What the exercise asks
Exactly repeat the material, dropping only the pictures.

Data block
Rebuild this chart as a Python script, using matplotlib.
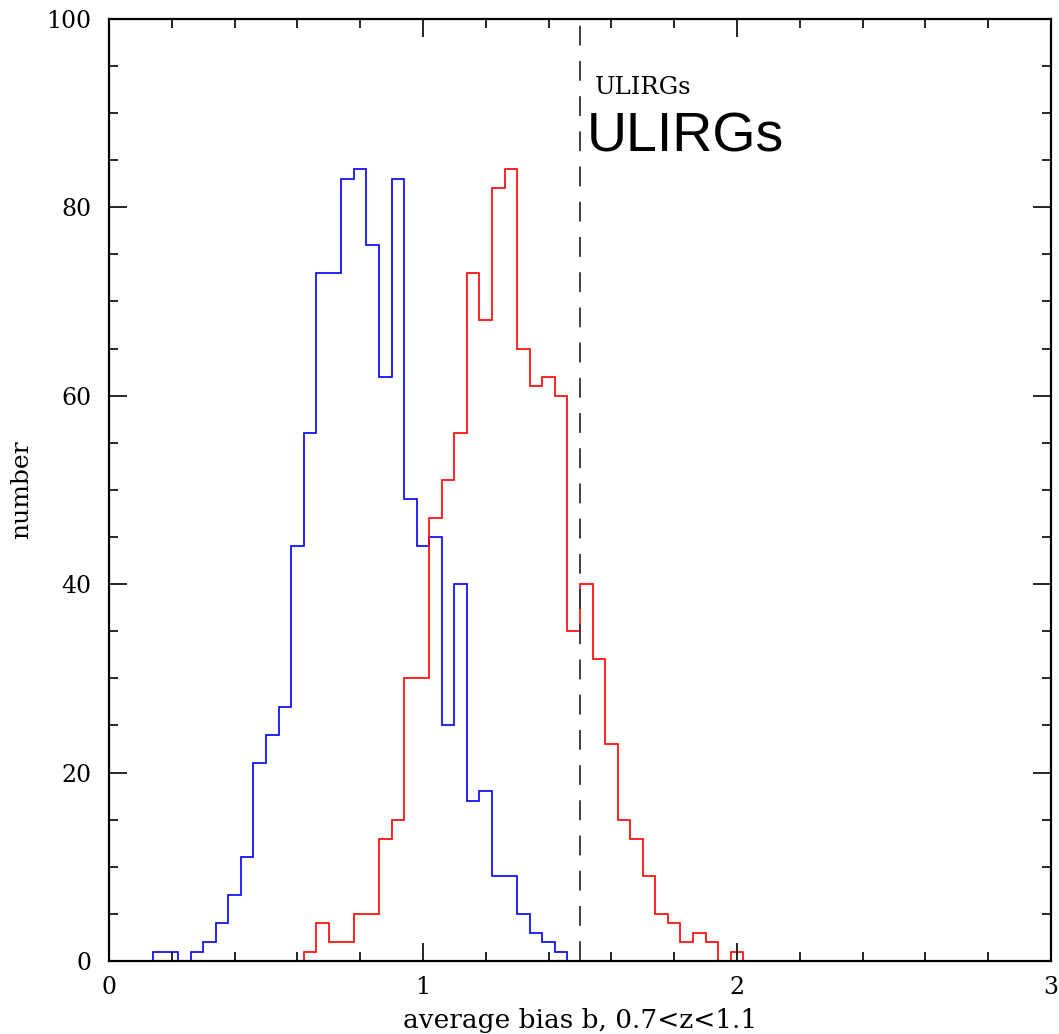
import numpy as np
import matplotlib
matplotlib.use("Agg")
import matplotlib.pyplot as plt
from matplotlib.ticker import MultipleLocator

# histogram bins: width 0.04, centred on multiples of 0.04
bin_width = 0.04
edges = np.round(np.arange(-0.02, 3.02 + 1e-9, bin_width), 2)

# blue sample: counts from bin edge 0.14 upward
blue_start = 0.14
blue_counts = [1, 1, 0, 1, 2, 4, 7, 11, 21, 24, 27, 44, 56, 73, 73, 83, 84,
               76, 62, 83, 49, 44, 45, 25, 40, 17, 18, 9, 9, 5, 3, 2, 1]

# red sample: counts from bin edge 0.62 upward
red_start = 0.62
red_counts = [1, 4, 2, 2, 5, 5, 13, 15, 30, 30, 47, 51, 56, 73, 68, 82, 84,
              65, 61, 62, 60, 35, 40, 32, 23, 15, 13, 9, 5, 4, 2, 3, 2, 0, 1]

cut_value = 1.5
label_text = "ULIRGs"


def full_counts(start, counts):
    out = np.zeros(len(edges) - 1)
    i0 = int(round((start - edges[0]) / bin_width))
    out[i0:i0 + len(counts)] = counts
    return out


serif = "DejaVu Serif"

fig = plt.figure(figsize=(10.59, 10.34), dpi=100)
ax = fig.add_axes([0.1029, 0.0706, 0.8895, 0.9113])

ax.stairs(full_counts(blue_start, blue_counts), edges, color="#0000ff", lw=1.2, baseline=0)
ax.stairs(full_counts(red_start, red_counts), edges, color="#ff0000", lw=1.2, baseline=0)
ax.axvline(cut_value, color="#333333", lw=1.3, dashes=(11, 8.5))

ax.text(1.548, 92.0, label_text, fontsize=17.5, family=serif, va="baseline")
ax.text(1.521, 85.9, label_text, fontsize=40, family="Liberation Sans", va="baseline")

ax.set_xlim(0, 3)
ax.set_ylim(0, 100)
ax.xaxis.set_major_locator(MultipleLocator(1))
ax.xaxis.set_minor_locator(MultipleLocator(0.2))
ax.yaxis.set_major_locator(MultipleLocator(20))
ax.yaxis.set_minor_locator(MultipleLocator(5))
ax.tick_params(which="both", direction="in", top=True, right=True, width=1.2, colors="black")
ax.tick_params(which="major", length=13, pad=11, labelsize=17)
ax.tick_params(which="minor", length=6.3)
for lab in ax.get_xticklabels() + ax.get_yticklabels():
    lab.set_family(serif)
ax.tick_params(axis="y", which="major", pad=12.5)
for s in ax.spines.values():
    s.set_linewidth(1.6)

ax.set_xlabel("average bias b, 0.7<z<1.1", fontsize=19, family=serif, labelpad=6)
ax.set_ylabel("number", fontsize=18, family=serif)
ax.yaxis.set_label_coords(-0.081, 0.5)

fig.savefig("out.png", dpi=100)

Answer to this task
Rebuild this chart as a Python script, using matplotlib.
import numpy as np
import matplotlib
matplotlib.use("Agg")
import matplotlib.pyplot as plt
from matplotlib.ticker import MultipleLocator

# histogram bins: width 0.04, centred on multiples of 0.04
bin_width = 0.04
edges = np.round(np.arange(-0.02, 3.02 + 1e-9, bin_width), 2)

# blue sample: counts from bin edge 0.14 upward
blue_start = 0.14
blue_counts = [1, 1, 0, 1, 2, 4, 7, 11, 21, 24, 27, 44, 56, 73, 73, 83, 84,
               76, 62, 83, 49, 44, 45, 25, 40, 17, 18, 9, 9, 5, 3, 2, 1]

# red sample: counts from bin edge 0.62 upward
red_start = 0.62
red_counts = [1, 4, 2, 2, 5, 5, 13, 15, 30, 30, 47, 51, 56, 73, 68, 82, 84,
              65, 61, 62, 60, 35, 40, 32, 23, 15, 13, 9, 5, 4, 2, 3, 2, 0, 1]

cut_value = 1.5
label_text = "ULIRGs"


def full_counts(start, counts):
    out = np.zeros(len(edges) - 1)
    i0 = int(round((start - edges[0]) / bin_width))
    out[i0:i0 + len(counts)] = counts
    return out


serif = "DejaVu Serif"

fig = plt.figure(figsize=(10.59, 10.34), dpi=100)
ax = fig.add_axes([0.1029, 0.0706, 0.8895, 0.9113])

ax.stairs(full_counts(blue_start, blue_counts), edges, color="#0000ff", lw=1.2, baseline=0)
ax.stairs(full_counts(red_start, red_counts), edges, color="#ff0000", lw=1.2, baseline=0)
ax.axvline(cut_value, color="#333333", lw=1.3, dashes=(11, 8.5))

ax.text(1.548, 92.0, label_text, fontsize=17.5, family=serif, va="baseline")
ax.text(1.521, 85.9, label_text, fontsize=40, family="Liberation Sans", va="baseline")

ax.set_xlim(0, 3)
ax.set_ylim(0, 100)
ax.xaxis.set_major_locator(MultipleLocator(1))
ax.xaxis.set_minor_locator(MultipleLocator(0.2))
ax.yaxis.set_major_locator(MultipleLocator(20))
ax.yaxis.set_minor_locator(MultipleLocator(5))
ax.tick_params(which="both", direction="in", top=True, right=True, width=1.2, colors="black")
ax.tick_params(which="major", length=13, pad=11, labelsize=17)
ax.tick_params(which="minor", length=6.3)
for lab in ax.get_xticklabels() + ax.get_yticklabels():
    lab.set_family(serif)
ax.tick_params(axis="y", which="major", pad=12.5)
for s in ax.spines.values():
    s.set_linewidth(1.6)

ax.set_xlabel("average bias b, 0.7<z<1.1", fontsize=19, family=serif, labelpad=6)
ax.set_ylabel("number", fontsize=18, family=serif)
ax.yaxis.set_label_coords(-0.081, 0.5)

fig.savefig("out.png", dpi=100)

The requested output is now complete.